I never realized that asking my aunt to give my parents a simple message would cause so much anger and resentment in my mom. She yelled and said she only invited my aunt to dinner tonight because my aunt offered to take the whole family out to eat this Saturday. Yep, that’s typical my-mom behavior for you; she feels guilty when someone else does something nice for her or me, so right away (literally, RIGHT AWAY) she has to do something to “pay back” that person. Otherwise, she says she has a “guilty conscience.” That makes a lot of sense. It’s the most unhealthy mindset when someone does something nice for you. Then again, she gets mad about everything, so this just adds to the list.

Evolution of the mind

When you have been friends with your friends for over two decades, it’s easy either to note the evolution in their characters and beliefs…. or not. Sometimes, we turn a blind eye to our friends’ changes because we want to see them how we always saw them — as the great people we originally loved and became attached to. But for me, I think what’s been a very strange change is seeing one of my closest friends, who I’ve always considered a deep thinker who has shared her feelings, stop doing that and stop probing to find out more about why I think the way I think. Before in high school, she used to always challenge my behavior or voiced opinions. She always cared about the family drama I had to deal with at home. She always seemed to want to understand. Now, she seems to zone out when our third friends asks questions to find out more about anything about me that may be sensitive or personal. It’s like a lesser desired level of understanding. Or maybe she just wants to remove herself from understanding because it takes too much effort, is too tiring because a lot of the facts are negative, or just wants to have more superficial relationships now. I’ll never quite get it.

Water heater out

Just my luck: the morning before leaving on a flight to go home, the water heater in our apartment building broke and needed to be fixed, and I couldn’t shower before heading to the airport. I rushed through security and arrived at the AA lounge to find out that both of the two showers were occupied and would not be free until about half an hour from that point — that was only fifteen minutes before boarding. When I got notified that the shower was cleaned and ready, I had a quick shower, washed my hair, and dashed off to board the plane. I got there at the exact time boarding for business class began.

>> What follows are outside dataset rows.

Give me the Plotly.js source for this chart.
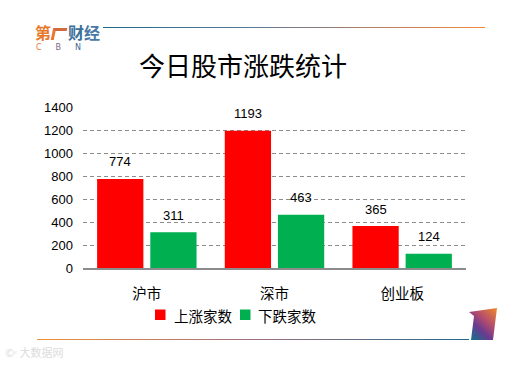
<!DOCTYPE html>
<html>
<head>
<meta charset="utf-8">
<script src="https://cdn.plot.ly/plotly-3.0.1.min.js"></script>
<style>
  html, body { margin: 0; padding: 0; background: #fff; }
  #wrap { position: relative; width: 528px; height: 365px; overflow: hidden; }
  #chart { position: absolute; left: 0; top: 0; width: 528px; height: 365px; }
  .deco { position: absolute; pointer-events: none; }
</style>
</head>
<body>
<div id="wrap">
  <div id="chart"></div>
  <!-- top rule -->
  <div class="deco" style="left:103px;top:26.5px;width:382px;height:1.5px;background:linear-gradient(to right,#1f6a8a,#5a7a96 40%,#c08060 75%,#f08a3a);"></div>
  <!-- bottom rule -->
  <div class="deco" style="left:37px;top:338.5px;width:432px;height:1.5px;background:linear-gradient(to right,#f0903a,#a07080 50%,#1f6a8a);"></div>
  <!-- logo -->
  <div class="deco" style="left:35px;top:24px;font-family:'Noto Sans CJK SC';font-size:16px;font-weight:700;line-height:17px;letter-spacing:0px;white-space:nowrap;">
    <span style="color:#e8782a;">第</span><span style="display:inline-block;width:14px;height:12px;border-left:3px solid #e8782a;border-top:3px solid #d06a40;box-sizing:border-box;transform:skewX(-12deg);margin:0 2px 0 1px;vertical-align:-1px;"></span><span style="color:#3a6f9a;">财</span><span style="color:#4a78a6;">经</span>
  </div>
  <div class="deco" style="left:36px;top:43px;font-family:'DejaVu Sans';font-size:8px;line-height:9px;letter-spacing:14px;white-space:nowrap;">
    <span style="color:#e07a3a;">C</span><span style="color:#7a6a8a;">B</span><span style="color:#3a6a90;">N</span>
  </div>
  <!-- bottom-right emblem -->
  <svg class="deco" style="left:460px;top:300px;" width="50" height="45">
    <defs>
      <linearGradient id="g1" x1="1" y1="0" x2="0.2" y2="1">
        <stop offset="0" stop-color="#f08a2a"/>
        <stop offset="0.45" stop-color="#b04a70"/>
        <stop offset="0.7" stop-color="#6a3a90"/>
        <stop offset="1" stop-color="#1f6a8a"/>
      </linearGradient>
    </defs>
    <polygon points="9,12 37,8 33,40 11,40 14,16" fill="url(#g1)"/>
  </svg>
  <!-- faint watermark -->
  <div class="deco" style="left:5px;top:346px;font-family:'Noto Sans CJK SC';font-size:11px;line-height:12px;color:#dcdcdc;white-space:nowrap;">©ᶜ 大数据网</div>
</div>
<script>
const categories = ['沪市', '深市', '创业板'];
const seriesNames = ['上涨家数', '下跌家数'];
const upValues = [774, 1193, 365];
const downValues = [311, 463, 124];
const yTicks = [0, 200, 400, 600, 800, 1000, 1200, 1400];

const colors = ['#FF0000', '#00B050'];
const seriesValues = [upValues, downValues];
const bargap = 0.167;

const traces = seriesValues.map((vals, k) => ({
  type: 'bar',
  name: seriesNames[k],
  x: categories,
  y: vals,
  marker: { color: colors[k], line: { width: 0 } },
  hoverinfo: 'x+y+name',
  showlegend: false
}));

// value labels above each bar, offset to the bar centre within its group
const slot = (1 - bargap) / 2;
const annotations = [];
seriesValues.forEach((vals, k) => {
  const off = (k - 0.5) * slot;
  vals.forEach((v, i) => {
    annotations.push({
      x: i + off, y: v, xref: 'x', yref: 'y',
      text: String(v), showarrow: false,
      yanchor: 'middle', yshift: 17,
      font: { family: 'Liberation Sans, Arial', size: 13, color: '#000' }
    });
  });
});

// manual legend (paper coords relative to plot area: x 83..466, y 268..107)
const px2x = p => (p - 83) / 383;
const py2y = p => (268 - p) / 161;
const legendItems = [
  { sq: 155, tx: 172 },
  { sq: 240, tx: 256 }
];
const shapes = [];
legendItems.forEach((it, k) => {
  shapes.push({
    type: 'rect', xref: 'paper', yref: 'paper',
    x0: px2x(it.sq), x1: px2x(it.sq + 10.5),
    y0: py2y(320), y1: py2y(309.5),
    fillcolor: colors[k], line: { width: 0 }
  });
  annotations.push({
    xref: 'paper', yref: 'paper', x: px2x(it.tx), y: py2y(315),
    xanchor: 'left', yanchor: 'middle', showarrow: false,
    text: seriesNames[k],
    font: { family: 'Noto Sans CJK SC', size: 14.5, color: '#000' }
  });
});

const layout = {
  width: 528, height: 365,
  margin: { l: 83, r: 62, t: 107, b: 97, pad: 0 },
  paper_bgcolor: 'rgba(0,0,0,0)',
  plot_bgcolor: 'rgba(0,0,0,0)',
  barmode: 'group',
  bargap: bargap,
  bargroupgap: 0.13,
  showlegend: false,
  title: {
    text: '今日股市涨跌统计',
    font: { family: 'Noto Sans CJK SC', size: 26, color: '#000' },
    xref: 'container', yref: 'container',
    x: 243 / 528, xanchor: 'center',
    y: 1 - 67 / 365, yanchor: 'middle'
  },
  xaxis: {
    type: 'category',
    showgrid: false,
    showline: true, linecolor: '#8c8c8c', linewidth: 1.5,
    ticks: '', ticklabelstandoff: 12,
    tickfont: { family: 'Noto Sans CJK SC', size: 14.5, color: '#000' },
    fixedrange: true
  },
  yaxis: {
    range: [0, 1400],
    tickvals: yTicks,
    ticktext: yTicks.map(String),
    showgrid: true, gridcolor: '#8c8c8c', gridwidth: 1, griddash: '4px,3px',
    zeroline: false, showline: false,
    ticks: '', ticklabelstandoff: 9,
    tickfont: { family: 'Liberation Sans, Arial', size: 13, color: '#000' },
    fixedrange: true
  },
  annotations: annotations,
  shapes: shapes
};

Plotly.newPlot('chart', traces, layout, { displayModeBar: false, staticPlot: true });
</script>
</body>
</html>
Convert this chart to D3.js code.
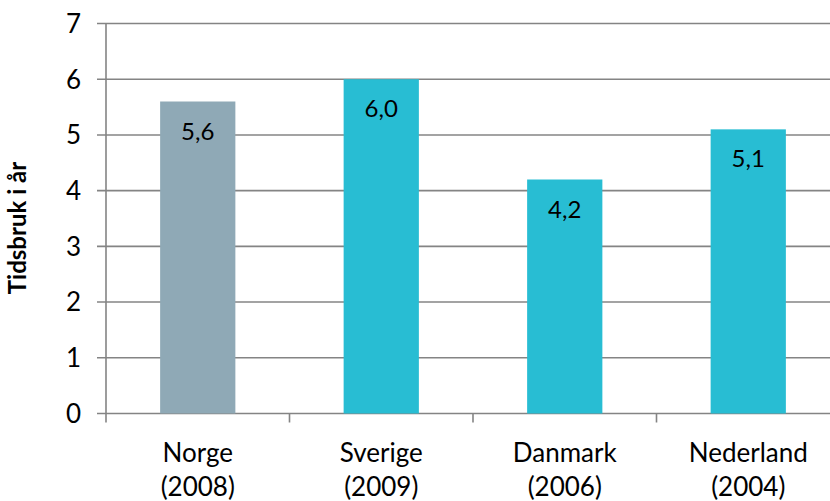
<!DOCTYPE html>
<html>
<head>
<meta charset="utf-8">
<script src="https://d3js.org/d3.v7.min.js"></script>
<style>
  body { margin: 0; background: #fff; }
  text { font-family: Lato, "Open Sans", sans-serif; fill: #000; }
</style>
</head>
<body>
<script>
const countries = ["Norge", "Sverige", "Danmark", "Nederland"];
const years = ["(2008)", "(2009)", "(2006)", "(2004)"];
const values = [5.6, 6.0, 4.2, 5.1];
const yTicks = [0, 1, 2, 3, 4, 5, 6, 7];
const barColors = ["#8FA9B6", "#28BDD3", "#28BDD3", "#28BDD3"];

const width = 830, height = 501;
const plotLeft = 106, plotRight = 840, plotTop = 23.5, plotBottom = 413.5;

const svg = d3.select("body").append("svg")
    .attr("width", width)
    .attr("height", height);

const x = d3.scaleBand()
    .domain(countries)
    .range([plotLeft, plotRight])
    .paddingInner(0.59)
    .paddingOuter(0.295);

const y = d3.scaleLinear()
    .domain([0, 7])
    .range([plotBottom, plotTop]);

// gridlines
svg.append("g")
    .selectAll("line")
    .data(yTicks)
    .enter().append("line")
    .attr("x1", plotLeft - 9)
    .attr("x2", plotRight)
    .attr("y1", d => y(d))
    .attr("y2", d => y(d))
    .attr("stroke", "#848484")
    .attr("stroke-width", 1.6);

// bars
svg.append("g")
    .selectAll("rect")
    .data(values)
    .enter().append("rect")
    .attr("x", (d, i) => x(countries[i]))
    .attr("width", x.bandwidth())
    .attr("y", d => y(d))
    .attr("height", d => y(0) - y(d))
    .attr("fill", (d, i) => barColors[i]);

// y axis line
svg.append("line")
    .attr("x1", plotLeft).attr("x2", plotLeft)
    .attr("y1", y(7)).attr("y2", y(0) + 9)
    .attr("stroke", "#848484")
    .attr("stroke-width", 1.6);

// x axis ticks at category boundaries
const step = x.step();
svg.append("g")
    .selectAll("line")
    .data(d3.range(1, countries.length + 1))
    .enter().append("line")
    .attr("x1", d => plotLeft + d * step)
    .attr("x2", d => plotLeft + d * step)
    .attr("y1", y(0))
    .attr("y2", y(0) + 9)
    .attr("stroke", "#848484")
    .attr("stroke-width", 1.6);

// y tick labels
svg.append("g")
    .selectAll("text")
    .data(yTicks)
    .enter().append("text")
    .attr("x", 81)
    .attr("y", d => y(d))
    .attr("dy", "0.36em")
    .attr("text-anchor", "end")
    .attr("font-size", 26)
    .text(d => d);

// value labels
svg.append("g")
    .selectAll("text")
    .data(values)
    .enter().append("text")
    .attr("x", (d, i) => x(countries[i]) + x.bandwidth() / 2)
    .attr("y", d => y(d) + 38)
    .attr("text-anchor", "middle")
    .attr("font-size", 24)
    .text(d => d.toFixed(1).replace(".", ","));

// category labels
const cats = svg.append("g")
    .selectAll("text")
    .data(countries)
    .enter().append("text")
    .attr("x", d => x(d) + x.bandwidth() / 2)
    .attr("text-anchor", "middle")
    .attr("font-size", 26);
cats.append("tspan")
    .attr("x", d => x(d) + x.bandwidth() / 2)
    .attr("y", 462)
    .text(d => d);
cats.append("tspan")
    .attr("x", d => x(d) + x.bandwidth() / 2)
    .attr("y", 496)
    .text((d, i) => years[i]);

// y title
svg.append("text")
    .attr("transform", "translate(26,228) rotate(-90)")
    .attr("text-anchor", "middle")
    .attr("font-size", 24)
    .attr("font-weight", "bold")
    .text("Tidsbruk i år");
</script>
</body>
</html>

It’s funny to see how my flying habits have evolved. Before Chris, I didn’t even know airport lounges existed (if I passed them, I’d just ignore them since they were then irrelevant to me). Now, I take advantage of them and their showers when I can, and especially in events where the apartment is having issues. These are like the secret habits of the privileged jet setting to all areas of the earth in luxury. I’ve become spoiled. And my parents are even used to hearing about my upgrades and just expect me to get seated in business class. When they pick me up from the airport now, one of the first questions they will ask me is “did you get upgraded?”, followed by, “what did they serve you to eat?”

Whole Foods meat and fish guys

If there’s one thing I can consistently say about service levels at grocery stores in New York, it’s that in general, workers are rarely that helpful, especially when you ask questions about very specific, niche items, or you have questions regarding this fish type’s characteristics over another variety of fish. But the thing that always makes me happy is going to the meat and fish section of Whole Foods and getting served. I don’t know if the guys there just think I’m cute, but I always get good service and any and all of my questions answered in a friendly manner. Today, I came in to purchase the pork butt that was on sale in hopes of making a bo ssam slow roasted pork in a couple weeks, and the man helping me cut me a piece that was the exact weight I wanted. He even offered to do additional things to the piece of meat which I didn’t need and declined. If only all grocery store service could be at this level, then grocery shopping would be so much more pleasurable.

Queens “ghetto”

I’ve been living in New York for eight and a half years now, and since I lived in Queens for my first four (and not in the trendy areas of Long Island City or Astoria), I’m used to hearing all the backlash and negative reactions people have to Queens as a borough. To so many (white) people who are in New York, there’s really just Manhattan and Brooklyn, and that’s it.

Yet I actually was surprised yesterday night when I was at my mentoring session for foster kids when one of the Latina mentors said she was born and raised in Jackson Heights, a neighborhood in Queens, and still lived there, but had a very negative reaction when I told her I lived in Elmhurst for four years. Her face turned sour and she asked me if I liked living there. I said I really liked it a lot, still missed the food, but I much prefer the quick commute of living on the Upper East Side and the convenience of being in Manhattan. She asked me if I ever witnessed any crime, and I said no; my neighborhood was full of families, mostly Asian, Latino, and white.

She told me that growing up, she and everyone she knew in Jackson Heights always considered Elmhurst the “ghetto,” the area that was crime-ridden that no one ever wanted to go to. That’s so odd to me, I said to her. East Elmhurst has a lot of crime (and is really only accessible by car or bus), but that’s a very different neighborhood than Elmhurst, which is accessible by the R/M yellow train line that I used to take. She didn’t seem to know the difference and said that she wasn’t a fan of Elmhurst. What about Corona (the actual neighborhood next to East Elmhurst that is known for violent crime)? Her face completely went off. “That place is bad, really bad. I would never even consider going there!”

First, there was the negative reaction against Queens as a borough. Now, I’m getting negative reactions for Elmhurst supposedly being a dangerous and crime-ridden neighborhood from someone who lives in Jackson Heights, which is only two subway stops away from my old stop in Elmhurst. Yet, this person, despite never having lived anywhere other than Jackson Heights her entire life, doesn’t know the difference between East Elmhurst and Elmhurst as neighborhoods. Ignorance, even in your own borough, is just rampant here. And people are happy to be ignorant and not know what they don’t know and dismiss opinions from people like me who actually have “been around.” I can’t escape it anywhere. It’s no wonder Trump is going to be inaugurated tomorrow.